O engenheiro civil C.J., de 37 anos, que está em tratamento contra o vício em crack na comunidade terapêutica Terra da Sobriedade, em Venda Nova, Belo Horizonte, acredita que a droga está cada dia mais inserida nas classes altas da sociedade. Ele conheceu a perigosa pedra no período em que cursava faculdade em São Paulo. “Tive o primeiro contato com o crack nas baladas da capital paulista. No início pensava que tinha o controle sobre a pedra. Mas isso é uma ilusão. O crack domina você muito antes de você ter o domínio sobre ele”, relata C.J., que depois de admitir a derrota para a pedra procurou ajuda e atualmente, está na fase final do tratamento.

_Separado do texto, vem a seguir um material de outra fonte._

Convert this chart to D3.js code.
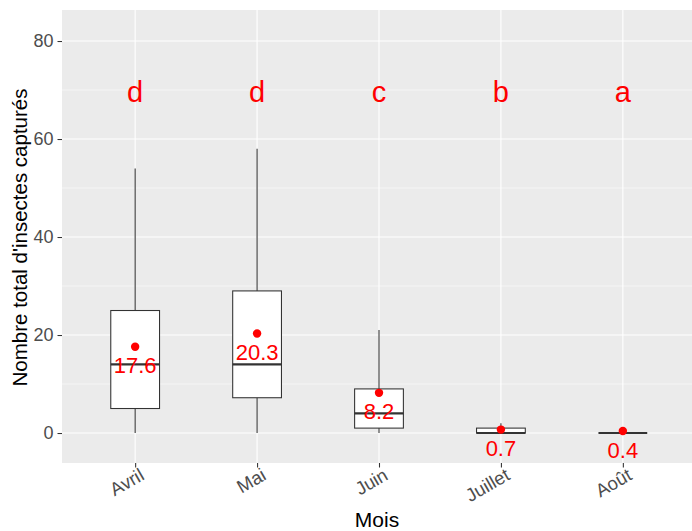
<!DOCTYPE html>
<html lang="fr">
<head>
    <meta charset="UTF-8">
    <title>Insectes capturés par mois</title>
    <script src="https://d3js.org/d3.v7.min.js"></script>
    <style>
        body { margin: 0; background: #fff; }
        text { font-family: "Liberation Sans", Arial, sans-serif; }
    </style>
</head>
<body>
<svg id="chart" width="692" height="531"></svg>
<script>
    // data
    const months = ["Avril", "Mai", "Juin", "Juillet", "Août"];
    const groupLetters = ["d", "d", "c", "b", "a"];
    const whiskerLow = [0, 0, 0, 0, 0];
    const q1 = [5, 7.2, 1, 0, 0];
    const medians = [14, 14, 4, 0, 0];
    const q3 = [25, 29, 9, 1, 0];
    const whiskerHigh = [54, 58, 21, 2, 0];
    const means = [17.6, 20.3, 8.2, 0.7, 0.4];
    const yTicks = [0, 20, 40, 60, 80];
    const yMinor = [10, 30, 50, 70];
    const letterY = 70;

    const width = 692;
    const height = 531;
    const panel = { left: 62, right: 696, top: 10, bottom: 463 };

    const svg = d3.select('#chart');

    const x = d3.scalePoint()
        .domain(months)
        .range([panel.left, panel.right])
        .padding(0.6);

    const y = d3.scaleLinear()
        .domain([-6.12, 86.33])
        .range([panel.bottom, panel.top]);

    const boxW = x.step() * 0.4;

    // panel background
    svg.append('rect')
        .attr('x', panel.left)
        .attr('y', panel.top)
        .attr('width', panel.right - panel.left)
        .attr('height', panel.bottom - panel.top)
        .attr('fill', '#EBEBEB');

    // grid lines
    svg.selectAll('.minor')
        .data(yMinor)
        .enter().append('line')
        .attr('x1', panel.left).attr('x2', panel.right)
        .attr('y1', d => y(d)).attr('y2', d => y(d))
        .attr('stroke', '#fff').attr('stroke-width', 0.55);

    svg.selectAll('.major')
        .data(yTicks)
        .enter().append('line')
        .attr('x1', panel.left).attr('x2', panel.right)
        .attr('y1', d => y(d)).attr('y2', d => y(d))
        .attr('stroke', '#fff').attr('stroke-width', 1.1);

    svg.selectAll('.vgrid')
        .data(months)
        .enter().append('line')
        .attr('x1', d => x(d)).attr('x2', d => x(d))
        .attr('y1', panel.top).attr('y2', panel.bottom)
        .attr('stroke', '#fff').attr('stroke-width', 1.1);

    const rows = months.map((m, i) => ({
        m: m, lo: whiskerLow[i], q1: q1[i], med: medians[i],
        q3: q3[i], hi: whiskerHigh[i], mean: means[i], letter: groupLetters[i]
    }));

    // whiskers
    svg.selectAll('.whisker-up')
        .data(rows)
        .enter().append('line')
        .attr('x1', d => x(d.m)).attr('x2', d => x(d.m))
        .attr('y1', d => y(d.q3)).attr('y2', d => y(d.hi))
        .attr('stroke', '#333').attr('stroke-width', 1.07);

    svg.selectAll('.whisker-down')
        .data(rows)
        .enter().append('line')
        .attr('x1', d => x(d.m)).attr('x2', d => x(d.m))
        .attr('y1', d => y(d.q1)).attr('y2', d => y(d.lo))
        .attr('stroke', '#333').attr('stroke-width', 1.07);

    // boxes
    svg.selectAll('.box')
        .data(rows)
        .enter().append('rect')
        .attr('x', d => x(d.m) - boxW / 2)
        .attr('y', d => y(d.q3))
        .attr('width', boxW)
        .attr('height', d => y(d.q1) - y(d.q3))
        .attr('fill', '#fff')
        .attr('stroke', '#333')
        .attr('stroke-width', 1.07);

    svg.selectAll('.median')
        .data(rows)
        .enter().append('line')
        .attr('x1', d => x(d.m) - boxW / 2).attr('x2', d => x(d.m) + boxW / 2)
        .attr('y1', d => y(d.med)).attr('y2', d => y(d.med))
        .attr('stroke', '#333').attr('stroke-width', 2.1);

    // means
    svg.selectAll('.mean')
        .data(rows)
        .enter().append('circle')
        .attr('cx', d => x(d.m))
        .attr('cy', d => y(d.mean))
        .attr('r', 4.2)
        .attr('fill', '#FF0000');

    svg.selectAll('.mean-label')
        .data(rows)
        .enter().append('text')
        .attr('x', d => x(d.m))
        .attr('y', d => y(d.mean) + 26.5)
        .attr('text-anchor', 'middle')
        .attr('font-size', '22px')
        .attr('fill', '#FF0000')
        .text(d => d.mean.toFixed(1));

    // group letters
    svg.selectAll('.letter')
        .data(rows)
        .enter().append('text')
        .attr('x', d => x(d.m))
        .attr('y', y(letterY))
        .attr('dy', '0.4em')
        .attr('text-anchor', 'middle')
        .attr('font-size', '29px')
        .attr('fill', '#FF0000')
        .text(d => d.letter);

    // y axis
    const yAxis = svg.append('g')
        .attr('transform', `translate(${panel.left}, 0)`)
        .call(d3.axisLeft(y).tickValues(yTicks).tickSize(4.5).tickPadding(4));
    yAxis.select('.domain').remove();
    yAxis.selectAll('.tick line').attr('stroke', '#333').attr('stroke-width', 1.07);
    yAxis.selectAll('.tick text')
        .attr('fill', '#4D4D4D')
        .attr('font-size', '18px')
        .attr('font-family', '"Liberation Sans", Arial, sans-serif');

    // x axis
    const xAxis = svg.append('g')
        .attr('transform', `translate(0, ${panel.bottom})`)
        .call(d3.axisBottom(x).tickSize(4.5));
    xAxis.select('.domain').remove();
    xAxis.selectAll('.tick line').attr('stroke', '#333').attr('stroke-width', 1.07);
    xAxis.selectAll('.tick text')
        .attr('fill', '#4D4D4D')
        .attr('font-size', '18.5px')
        .attr('font-family', '"Liberation Sans", Arial, sans-serif')
        .attr('text-anchor', 'end')
        .attr('dy', null)
        .attr('y', 0)
        .attr('x', 0)
        .attr('dominant-baseline', 'hanging')
        .attr('transform', 'translate(3, 4) rotate(-30)');

    // axis titles
    svg.append('text')
        .attr('x', (panel.left + width) / 2)
        .attr('y', 527)
        .attr('text-anchor', 'middle')
        .attr('font-size', '21px')
        .attr('fill', '#000')
        .text('Mois');

    svg.append('text')
        .attr('transform', `translate(27, ${(panel.top + panel.bottom) / 2 + 1}) rotate(-90)`)
        .attr('text-anchor', 'middle')
        .attr('font-size', '20.5px')
        .attr('fill', '#000')
        .text("Nombre total d'insectes capturés");
</script>
</body>
</html>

E ele comemora outra vitória: passou no vestibular da Universidade Federal de Minas Gerais e pretende traçar um novo caminho em sua vida.
No intuito de reforçar as armas na luta contra o crack em Minas Gerais, a Escola de Enfermagem da Universidade Federal de Minas Gerais (UFMG) receberá até o mês de maio um dos seis Centros Regionais de Referência em Crack e Outras Drogas (CRRs) previstos para o estado. No país, serão 49 centros que vão formar e qualificar funcionários do Sistema Único de Saúde (SUS). Os CRRs integram o conjunto de medidas adotadas pelo Plano Integrado de Enfrentamento ao Crack e Outras Drogas, lançado em 2010, pelo governo federal.
No total, mais de 14,5 mil médicos, enfermeiros, assistentes sociais e agentes comunitários, participarão de cursos em 844 municípios e 19 estados. O objetivo é prepará-los para lidar e tratar dependentes químicos e suas famílias. O crescimento constante no número de drogadictos e a disseminação do crack entre todas as classes sociais despertam a atenção e preocupação das autoridades.
Somente no Centro Mineiro de Toxicomania (CMT), o número de atendimentos a dependentes químicos do ano passado praticamente dobrou em relação a 2009. Foram 2.200 dependentes que buscaram tratamento em 2010, contra 1.118 em 2009. Um crescimento de cerca de 96%. “Não sabemos ainda o número preciso de usuários, até porque muitos não buscam tratamento. Mas o aumento no número dos que procuram é um indício preocupante”, diz a diretora do centro, Raquel Martins. Do total de pacientes atendidos na instituição, cerca de 40% têm o crack como principal dependência. Em seguida vêm o álcool, a cocaína, a maconha e outras substâncias.
Assim como as outras universidades, a UFMG deverá receber R$ 300 mil para aplicar na formação de 300 profissionais. Os recursos fazem parte do orçamento do Fundo Nacional Antidrogas (Funad) da Secretaria Nacional de Políticas Sobre Drogas (Senad). As instituições onde irão funcionar os centros foram selecionadas por meio de edital público, divulgado ano passado. Somente puderam concorrer instituições de ensino. Os cursos vão abordar o gerenciamento de casos, a reinserção social, assim como o aperfeiçoamento de médicos atuantes no Programa de Saúde da Família (PSF), profissionais do SUS e do Sistema Único de Assistência Social (Suas). A coordenadora do Centro de Referência da UFMG, professora Amanda Márcia dos Santos Reinaldo, explica que a Faculdade de Enfermagem está planejando as disciplinas.
Além dos centros de referência, o plano do governo federal prevê a ampliação do número de leitos de internação de usuários, criação de novas formas de tratamento e medidas de enfrentamento ao tráfico. Outra iniciativa é o investimento em pesquisas relacionadas ao assunto, já que ainda não há dados oficiais sobre o uso do crack no país. A Fundação Oswaldo Cruz (Fiocruz), em parceria com a Universidade Americana de Princeton, está desenvolvendo o maior estudo sobre consumo da droga no mundo. A intenção do levantamento, encomendado pelo governo brasileiro, é obter dados estatísticos do consumo de crack das grandes cidades à zona rural do país. Os primeiros resultados devem ser divulgados no próximo mês.